Moody’s upgrades India's rating for the first time since 2004, BJP praises Modi government
For the first time in more than a decade, Moody's Investors Service has upgraded India's sovereign rating. In what is being called a big rise with India moment, Moody's ratings have been upgraded citing continued progress in the nation's economic and institutional reforms.
"The decision to upgrade the ratings is underpinned by Moody's expectation that continued progress on economic and institutional reforms will, over time, enhance India's high growth potential and its large and stable financing base for government debt, and will likely contribute to a gradual decline in the general government debt burden over the medium term," said a statement from Moody's Investors Service.
This is the first time since 2004 that India's government bond ratings have been upgraded. The rating agency upgraded India's rating to Baa2 from Baa3 with an outlook on the rating as 'stable'.

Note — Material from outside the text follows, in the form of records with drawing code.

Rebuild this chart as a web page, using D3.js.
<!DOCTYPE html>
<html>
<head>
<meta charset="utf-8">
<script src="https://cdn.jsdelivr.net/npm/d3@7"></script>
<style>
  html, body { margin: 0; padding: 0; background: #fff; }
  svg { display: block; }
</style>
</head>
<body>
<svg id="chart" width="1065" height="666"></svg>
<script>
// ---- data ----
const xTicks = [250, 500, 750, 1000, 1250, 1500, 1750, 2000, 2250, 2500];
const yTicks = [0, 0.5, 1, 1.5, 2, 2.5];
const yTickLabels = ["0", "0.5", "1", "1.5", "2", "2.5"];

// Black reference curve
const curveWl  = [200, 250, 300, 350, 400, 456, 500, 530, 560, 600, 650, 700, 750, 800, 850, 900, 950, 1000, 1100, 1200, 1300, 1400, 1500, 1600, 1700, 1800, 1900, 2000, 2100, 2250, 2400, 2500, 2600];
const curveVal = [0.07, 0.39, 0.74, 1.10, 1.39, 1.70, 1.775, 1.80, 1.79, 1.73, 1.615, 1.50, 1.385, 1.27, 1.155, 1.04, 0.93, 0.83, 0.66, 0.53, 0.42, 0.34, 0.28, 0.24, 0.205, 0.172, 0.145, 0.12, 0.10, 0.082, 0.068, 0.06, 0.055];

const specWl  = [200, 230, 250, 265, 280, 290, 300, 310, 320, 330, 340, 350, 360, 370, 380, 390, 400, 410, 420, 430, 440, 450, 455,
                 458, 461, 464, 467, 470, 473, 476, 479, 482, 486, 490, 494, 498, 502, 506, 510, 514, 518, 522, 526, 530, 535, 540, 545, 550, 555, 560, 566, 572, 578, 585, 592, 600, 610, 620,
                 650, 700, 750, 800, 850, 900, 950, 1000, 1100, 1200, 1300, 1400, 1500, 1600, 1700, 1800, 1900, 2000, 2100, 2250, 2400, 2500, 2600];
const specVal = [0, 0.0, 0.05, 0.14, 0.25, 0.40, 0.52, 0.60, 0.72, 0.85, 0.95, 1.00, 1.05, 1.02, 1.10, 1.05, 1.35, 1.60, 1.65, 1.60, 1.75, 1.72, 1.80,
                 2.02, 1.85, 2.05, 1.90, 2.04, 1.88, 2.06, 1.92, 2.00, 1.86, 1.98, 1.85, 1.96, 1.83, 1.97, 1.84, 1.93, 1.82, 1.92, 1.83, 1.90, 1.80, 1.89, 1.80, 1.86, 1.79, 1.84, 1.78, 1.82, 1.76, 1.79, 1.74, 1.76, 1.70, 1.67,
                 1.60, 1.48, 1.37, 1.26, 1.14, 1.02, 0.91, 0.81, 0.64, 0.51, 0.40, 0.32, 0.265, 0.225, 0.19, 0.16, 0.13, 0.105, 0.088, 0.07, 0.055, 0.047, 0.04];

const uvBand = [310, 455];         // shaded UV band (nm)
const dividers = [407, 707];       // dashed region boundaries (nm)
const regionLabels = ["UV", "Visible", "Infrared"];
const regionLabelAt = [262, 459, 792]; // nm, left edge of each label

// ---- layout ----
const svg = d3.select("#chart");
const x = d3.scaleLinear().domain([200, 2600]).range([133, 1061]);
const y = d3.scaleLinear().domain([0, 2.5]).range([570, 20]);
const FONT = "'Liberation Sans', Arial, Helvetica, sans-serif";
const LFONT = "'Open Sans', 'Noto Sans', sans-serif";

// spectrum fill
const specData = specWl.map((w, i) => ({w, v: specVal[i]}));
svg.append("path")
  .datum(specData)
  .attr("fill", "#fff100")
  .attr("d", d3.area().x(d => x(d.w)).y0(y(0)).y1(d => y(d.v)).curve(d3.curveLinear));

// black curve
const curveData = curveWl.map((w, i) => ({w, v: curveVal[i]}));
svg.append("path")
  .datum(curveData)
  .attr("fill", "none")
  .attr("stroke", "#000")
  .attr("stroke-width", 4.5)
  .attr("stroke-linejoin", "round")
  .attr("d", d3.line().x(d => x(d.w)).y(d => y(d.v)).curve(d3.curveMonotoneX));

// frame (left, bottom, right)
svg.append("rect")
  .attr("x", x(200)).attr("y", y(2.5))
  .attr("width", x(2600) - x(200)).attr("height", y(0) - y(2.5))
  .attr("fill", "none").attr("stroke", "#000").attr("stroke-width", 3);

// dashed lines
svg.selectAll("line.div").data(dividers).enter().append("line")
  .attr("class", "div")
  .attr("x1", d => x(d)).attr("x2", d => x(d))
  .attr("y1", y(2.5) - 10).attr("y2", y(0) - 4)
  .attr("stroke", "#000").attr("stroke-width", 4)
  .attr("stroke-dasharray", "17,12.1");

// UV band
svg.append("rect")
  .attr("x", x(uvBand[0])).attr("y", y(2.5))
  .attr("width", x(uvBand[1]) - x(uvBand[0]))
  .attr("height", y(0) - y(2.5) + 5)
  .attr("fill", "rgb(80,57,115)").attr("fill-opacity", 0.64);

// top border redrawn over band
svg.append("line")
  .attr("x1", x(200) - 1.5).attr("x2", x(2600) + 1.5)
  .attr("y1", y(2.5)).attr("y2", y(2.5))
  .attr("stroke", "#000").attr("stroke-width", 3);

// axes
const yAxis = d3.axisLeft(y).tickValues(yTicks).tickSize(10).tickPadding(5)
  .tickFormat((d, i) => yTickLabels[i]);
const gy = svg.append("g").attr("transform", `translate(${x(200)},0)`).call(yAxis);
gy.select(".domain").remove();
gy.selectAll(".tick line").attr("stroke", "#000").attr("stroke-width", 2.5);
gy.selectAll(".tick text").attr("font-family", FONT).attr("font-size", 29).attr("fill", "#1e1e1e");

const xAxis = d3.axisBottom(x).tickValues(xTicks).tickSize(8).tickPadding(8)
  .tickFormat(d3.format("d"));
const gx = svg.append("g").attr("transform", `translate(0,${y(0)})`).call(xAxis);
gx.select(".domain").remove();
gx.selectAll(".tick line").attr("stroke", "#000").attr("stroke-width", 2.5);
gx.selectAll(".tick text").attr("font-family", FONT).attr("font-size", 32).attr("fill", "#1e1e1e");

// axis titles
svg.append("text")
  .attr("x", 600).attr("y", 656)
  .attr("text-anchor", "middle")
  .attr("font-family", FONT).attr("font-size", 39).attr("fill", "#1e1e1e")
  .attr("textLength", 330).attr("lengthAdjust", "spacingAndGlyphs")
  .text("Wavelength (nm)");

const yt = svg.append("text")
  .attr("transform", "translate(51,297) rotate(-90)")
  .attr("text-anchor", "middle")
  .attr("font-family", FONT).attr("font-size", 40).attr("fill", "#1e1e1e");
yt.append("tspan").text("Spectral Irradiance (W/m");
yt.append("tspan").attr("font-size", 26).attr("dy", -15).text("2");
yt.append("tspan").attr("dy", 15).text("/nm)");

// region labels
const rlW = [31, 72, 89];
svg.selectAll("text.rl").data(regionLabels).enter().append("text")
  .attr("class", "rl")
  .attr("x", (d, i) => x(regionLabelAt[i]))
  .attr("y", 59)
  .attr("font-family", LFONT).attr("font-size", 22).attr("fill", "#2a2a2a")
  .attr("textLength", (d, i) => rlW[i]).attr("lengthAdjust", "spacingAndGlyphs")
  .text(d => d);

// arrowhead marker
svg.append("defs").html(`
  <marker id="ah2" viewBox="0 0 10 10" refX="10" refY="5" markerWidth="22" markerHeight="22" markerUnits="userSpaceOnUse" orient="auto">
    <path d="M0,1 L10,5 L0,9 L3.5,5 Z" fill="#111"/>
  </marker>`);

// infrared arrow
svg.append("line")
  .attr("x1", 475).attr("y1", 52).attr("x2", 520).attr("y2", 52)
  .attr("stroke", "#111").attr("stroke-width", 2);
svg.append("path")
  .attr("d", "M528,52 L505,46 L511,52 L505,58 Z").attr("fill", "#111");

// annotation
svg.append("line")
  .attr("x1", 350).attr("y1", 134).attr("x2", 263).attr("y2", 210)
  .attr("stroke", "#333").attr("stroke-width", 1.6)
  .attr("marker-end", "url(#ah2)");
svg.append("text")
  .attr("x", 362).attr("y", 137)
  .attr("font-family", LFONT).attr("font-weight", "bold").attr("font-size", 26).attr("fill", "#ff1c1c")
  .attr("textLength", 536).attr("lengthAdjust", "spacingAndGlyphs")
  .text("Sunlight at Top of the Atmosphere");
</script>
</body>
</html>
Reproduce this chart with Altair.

The BJP has been celebrating the upgrade with party President Amit Shah crediting the upgrade to Narendra Modi government's policies.
Moody's believes that Modi Govt’s reforms will improve the business climate, enhance productivity, attract more investment & put India on a higher growth trajectory.— Amit Shah (@AmitShah) November 17, 2017
Moody's ratings come in the backdrop of Modi government receiving flak from opposition parties over demonetisation, GST and economic slowdown. Moody's in its rating has claimed that the reforms being pushed through by the government will help stabilise debt. While GST and demonetisation have been topics of debate in India, Moody's has acknowledged the short term weakness in the economy but has stated that it expects real GDP growth to moderate to 6.7 per cent in the fiscal year ending in March 2018. The rating agency added that as disruption fades, India's GDP growth will rise to 7.5 per cent.
The last time India's rating was upgraded was during the BJP government led by Atal Bihari Vajpayee. Moody's has also raised India's long-term foreign-currency bond ceiling to Baa1 from Baa2, and the long-term foreign-currency bank deposit ceiling to Baa2 from Baa3.